━━━ Source data ━━━

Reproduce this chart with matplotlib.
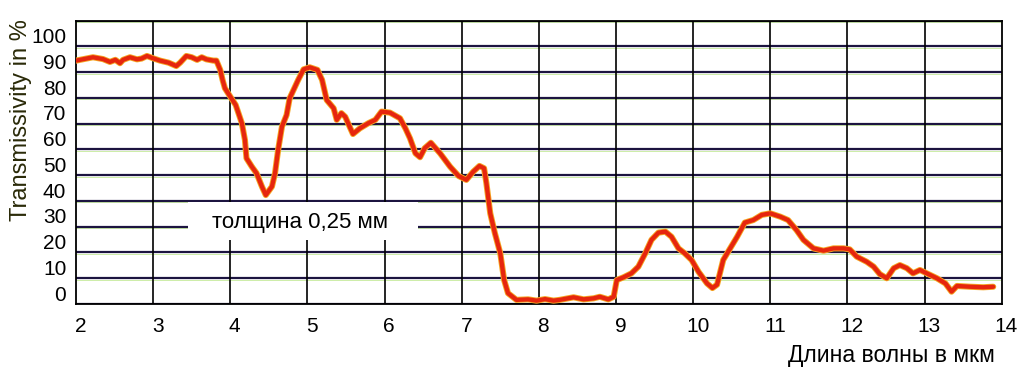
import matplotlib
matplotlib.use("Agg")
import matplotlib.pyplot as plt
from matplotlib.patches import Rectangle
from matplotlib.transforms import ScaledTranslation, offset_copy

# wavelength in micrometres, transmissivity in %
wavelength = [
    2.00, 2.10, 2.22, 2.35, 2.44, 2.51, 2.57, 2.61, 2.70, 2.79, 2.85, 2.92,
    3.00, 3.09, 3.20, 3.30, 3.35, 3.43, 3.50, 3.57, 3.63, 3.69, 3.78, 3.82,
    3.87, 3.90, 3.93, 4.00, 4.07, 4.15, 4.19, 4.21, 4.28, 4.34, 4.41, 4.46,
    4.54, 4.58, 4.62, 4.67, 4.73, 4.77, 4.82, 4.88, 4.95, 5.03, 5.13, 5.19,
    5.25, 5.34, 5.38, 5.44, 5.49, 5.59, 5.68, 5.79, 5.88, 5.96, 6.07, 6.20,
    6.27, 6.33, 6.40, 6.46, 6.52, 6.60, 6.72, 6.85, 6.96, 7.06, 7.15, 7.23,
    7.29, 7.32, 7.37, 7.43, 7.50, 7.55, 7.60, 7.71, 7.86, 7.97, 8.08, 8.19,
    8.27, 8.45, 8.58, 8.71, 8.79, 8.90, 8.97, 9.01, 9.10, 9.20, 9.29, 9.38,
    9.46, 9.55, 9.64, 9.72, 9.81, 9.89, 9.98, 10.07, 10.18, 10.25, 10.31,
    10.39, 10.48, 10.57, 10.67, 10.78, 10.89, 11.00, 11.13, 11.23, 11.34,
    11.43, 11.56, 11.69, 11.82, 11.95, 12.03, 12.12, 12.25, 12.34, 12.42,
    12.51, 12.60, 12.68, 12.77, 12.85, 12.94, 13.03, 13.16, 13.27, 13.35,
    13.42, 13.59, 13.76, 13.89,
]
transmissivity = [
    89.5, 90.1, 90.8, 90.1, 89.0, 89.8, 88.5, 89.8, 90.8, 90.0, 90.3, 91.3,
    90.4, 89.5, 88.7, 87.4, 88.7, 91.3, 90.8, 89.8, 90.8, 90.0, 89.5, 89.5,
    85.9, 82.0, 78.8, 75.5, 72.3, 65.2, 58.7, 51.6, 48.3, 45.8, 40.6, 37.3,
    40.6, 45.8, 54.8, 63.9, 68.4, 74.9, 78.1, 82.0, 86.1, 86.9, 85.9, 82.0,
    74.2, 71.0, 66.5, 69.1, 67.7, 61.0, 63.2, 65.2, 66.5, 69.7, 69.3, 67.1,
    63.2, 59.3, 53.5, 52.0, 55.5, 57.6, 53.5, 48.3, 44.7, 43.2, 46.4, 48.6,
    47.7, 41.9, 30.2, 22.5, 14.7, 4.3, -0.8, -3.4, -3.2, -3.7, -3.1, -3.7,
    -3.4, -2.4, -3.2, -2.8, -2.2, -3.2, -2.2, 4.3, 5.4, 6.9, 9.5, 14.7,
    19.9, 22.7, 23.1, 21.1, 16.6, 14.7, 12.1, 7.5, 3.0, 1.2, 2.5,
    12.1, 16.6, 21.1, 26.6, 27.6, 29.6, 30.2, 28.9, 27.6, 23.7,
    19.9, 16.6, 15.7, 16.6, 16.6, 16.2, 13.4, 11.4, 9.5, 6.6,
    5.0, 8.9, 10.1, 8.9, 6.9, 8.2, 6.9, 5.0, 3.0, -0.2,
    2.0, 1.7, 1.5, 1.7,
]

x_ticks = list(range(2, 15))
y_ticks = list(range(0, 101, 10))
grid_levels = list(range(-5, 106, 10))

note = "толщина 0,25 мм"
x_title = "Длина волны в мкм"
y_title = "Transmissivity in %"

sans = ["Liberation Sans", "DejaVu Sans"]

fig = plt.figure(figsize=(10.22, 3.86), dpi=100)
ax = fig.add_axes([76 / 1022, 1 - 304 / 386, (1001.7 - 76) / 1022, (304 - 20.7) / 386])
ax.set_xlim(2, 14)
ax.set_ylim(-5, 105)

# horizontal lines, dark core with a faint green fringe underneath (scan look)
below = offset_copy(ax.transData, fig=fig, y=-1.5, units="dots")
for lvl in grid_levels:
    ax.plot([2, 14], [lvl, lvl], color="#7fd020", lw=0.6, alpha=0.45, transform=below, zorder=1)
    ax.axhline(lvl, color="#1c1440", lw=1.6, zorder=1.5)
for xv in x_ticks[1:-1]:
    ax.axvline(xv, color="black", lw=1.2, zorder=1.5)

# white box behind the thickness note
ax.add_patch(Rectangle((3.45, 19.9), 2.98, 14.6, facecolor="white", edgecolor="none", zorder=2))
ax.text(4.91, 24.6, note, ha="center", va="baseline", fontsize=16, family=sans, zorder=3)

# the curve: orange halo then red core
ax.plot(wavelength, transmissivity, color="#f5a623", lw=4.4, solid_capstyle="round",
        solid_joinstyle="round", zorder=4)
ax.plot(wavelength, transmissivity, color="#e6260e", lw=3.1, solid_capstyle="round",
        solid_joinstyle="round", zorder=5)

for s in ax.spines.values():
    s.set_color("black")
    s.set_linewidth(1.3)
    s.set_zorder(1.6)

ax.set_xticks(x_ticks)
ax.set_xticklabels([str(v) for v in x_ticks])
ax.set_yticks(y_ticks)
ax.set_yticklabels([str(v) for v in y_ticks])
ax.tick_params(length=0, labelsize=15)
ax.tick_params(axis="x", pad=9)
ax.tick_params(axis="y", pad=7)
for lab in ax.get_xticklabels():
    lab.set_family(sans)
    lab.set_transform(lab.get_transform() + ScaledTranslation(0.045, 0, fig.dpi_scale_trans))
for lab in ax.get_yticklabels():
    lab.set_family(sans)
    lab.set_transform(lab.get_transform() + ScaledTranslation(0, -0.02, fig.dpi_scale_trans))

fig.text(995 / 1022, 1 - 362 / 386, x_title, ha="right", va="baseline", fontsize=16.5,
         family=sans)
fig.text(21 / 1022, 1 - 120 / 386, y_title, rotation=90, ha="center", va="center",
         fontsize=17, color="#2a2a08", family=sans)

fig.savefig("out.png", dpi=100)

━━━

Every line above should be returned exactly; the pictures stay out.

Reproduce this chart with matplotlib.
import matplotlib
matplotlib.use("Agg")
import matplotlib.pyplot as plt
from matplotlib.patches import Rectangle
from matplotlib.transforms import ScaledTranslation, offset_copy

# wavelength in micrometres, transmissivity in %
wavelength = [
    2.00, 2.10, 2.22, 2.35, 2.44, 2.51, 2.57, 2.61, 2.70, 2.79, 2.85, 2.92,
    3.00, 3.09, 3.20, 3.30, 3.35, 3.43, 3.50, 3.57, 3.63, 3.69, 3.78, 3.82,
    3.87, 3.90, 3.93, 4.00, 4.07, 4.15, 4.19, 4.21, 4.28, 4.34, 4.41, 4.46,
    4.54, 4.58, 4.62, 4.67, 4.73, 4.77, 4.82, 4.88, 4.95, 5.03, 5.13, 5.19,
    5.25, 5.34, 5.38, 5.44, 5.49, 5.59, 5.68, 5.79, 5.88, 5.96, 6.07, 6.20,
    6.27, 6.33, 6.40, 6.46, 6.52, 6.60, 6.72, 6.85, 6.96, 7.06, 7.15, 7.23,
    7.29, 7.32, 7.37, 7.43, 7.50, 7.55, 7.60, 7.71, 7.86, 7.97, 8.08, 8.19,
    8.27, 8.45, 8.58, 8.71, 8.79, 8.90, 8.97, 9.01, 9.10, 9.20, 9.29, 9.38,
    9.46, 9.55, 9.64, 9.72, 9.81, 9.89, 9.98, 10.07, 10.18, 10.25, 10.31,
    10.39, 10.48, 10.57, 10.67, 10.78, 10.89, 11.00, 11.13, 11.23, 11.34,
    11.43, 11.56, 11.69, 11.82, 11.95, 12.03, 12.12, 12.25, 12.34, 12.42,
    12.51, 12.60, 12.68, 12.77, 12.85, 12.94, 13.03, 13.16, 13.27, 13.35,
    13.42, 13.59, 13.76, 13.89,
]
transmissivity = [
    89.5, 90.1, 90.8, 90.1, 89.0, 89.8, 88.5, 89.8, 90.8, 90.0, 90.3, 91.3,
    90.4, 89.5, 88.7, 87.4, 88.7, 91.3, 90.8, 89.8, 90.8, 90.0, 89.5, 89.5,
    85.9, 82.0, 78.8, 75.5, 72.3, 65.2, 58.7, 51.6, 48.3, 45.8, 40.6, 37.3,
    40.6, 45.8, 54.8, 63.9, 68.4, 74.9, 78.1, 82.0, 86.1, 86.9, 85.9, 82.0,
    74.2, 71.0, 66.5, 69.1, 67.7, 61.0, 63.2, 65.2, 66.5, 69.7, 69.3, 67.1,
    63.2, 59.3, 53.5, 52.0, 55.5, 57.6, 53.5, 48.3, 44.7, 43.2, 46.4, 48.6,
    47.7, 41.9, 30.2, 22.5, 14.7, 4.3, -0.8, -3.4, -3.2, -3.7, -3.1, -3.7,
    -3.4, -2.4, -3.2, -2.8, -2.2, -3.2, -2.2, 4.3, 5.4, 6.9, 9.5, 14.7,
    19.9, 22.7, 23.1, 21.1, 16.6, 14.7, 12.1, 7.5, 3.0, 1.2, 2.5,
    12.1, 16.6, 21.1, 26.6, 27.6, 29.6, 30.2, 28.9, 27.6, 23.7,
    19.9, 16.6, 15.7, 16.6, 16.6, 16.2, 13.4, 11.4, 9.5, 6.6,
    5.0, 8.9, 10.1, 8.9, 6.9, 8.2, 6.9, 5.0, 3.0, -0.2,
    2.0, 1.7, 1.5, 1.7,
]

x_ticks = list(range(2, 15))
y_ticks = list(range(0, 101, 10))
grid_levels = list(range(-5, 106, 10))

note = "толщина 0,25 мм"
x_title = "Длина волны в мкм"
y_title = "Transmissivity in %"

sans = ["Liberation Sans", "DejaVu Sans"]

fig = plt.figure(figsize=(10.22, 3.86), dpi=100)
ax = fig.add_axes([76 / 1022, 1 - 304 / 386, (1001.7 - 76) / 1022, (304 - 20.7) / 386])
ax.set_xlim(2, 14)
ax.set_ylim(-5, 105)

# horizontal lines, dark core with a faint green fringe underneath (scan look)
below = offset_copy(ax.transData, fig=fig, y=-1.5, units="dots")
for lvl in grid_levels:
    ax.plot([2, 14], [lvl, lvl], color="#7fd020", lw=0.6, alpha=0.45, transform=below, zorder=1)
    ax.axhline(lvl, color="#1c1440", lw=1.6, zorder=1.5)
for xv in x_ticks[1:-1]:
    ax.axvline(xv, color="black", lw=1.2, zorder=1.5)

# white box behind the thickness note
ax.add_patch(Rectangle((3.45, 19.9), 2.98, 14.6, facecolor="white", edgecolor="none", zorder=2))
ax.text(4.91, 24.6, note, ha="center", va="baseline", fontsize=16, family=sans, zorder=3)

# the curve: orange halo then red core
ax.plot(wavelength, transmissivity, color="#f5a623", lw=4.4, solid_capstyle="round",
        solid_joinstyle="round", zorder=4)
ax.plot(wavelength, transmissivity, color="#e6260e", lw=3.1, solid_capstyle="round",
        solid_joinstyle="round", zorder=5)

for s in ax.spines.values():
    s.set_color("black")
    s.set_linewidth(1.3)
    s.set_zorder(1.6)

ax.set_xticks(x_ticks)
ax.set_xticklabels([str(v) for v in x_ticks])
ax.set_yticks(y_ticks)
ax.set_yticklabels([str(v) for v in y_ticks])
ax.tick_params(length=0, labelsize=15)
ax.tick_params(axis="x", pad=9)
ax.tick_params(axis="y", pad=7)
for lab in ax.get_xticklabels():
    lab.set_family(sans)
    lab.set_transform(lab.get_transform() + ScaledTranslation(0.045, 0, fig.dpi_scale_trans))
for lab in ax.get_yticklabels():
    lab.set_family(sans)
    lab.set_transform(lab.get_transform() + ScaledTranslation(0, -0.02, fig.dpi_scale_trans))

fig.text(995 / 1022, 1 - 362 / 386, x_title, ha="right", va="baseline", fontsize=16.5,
         family=sans)
fig.text(21 / 1022, 1 - 120 / 386, y_title, rotation=90, ha="center", va="center",
         fontsize=17, color="#2a2a08", family=sans)

fig.savefig("out.png", dpi=100)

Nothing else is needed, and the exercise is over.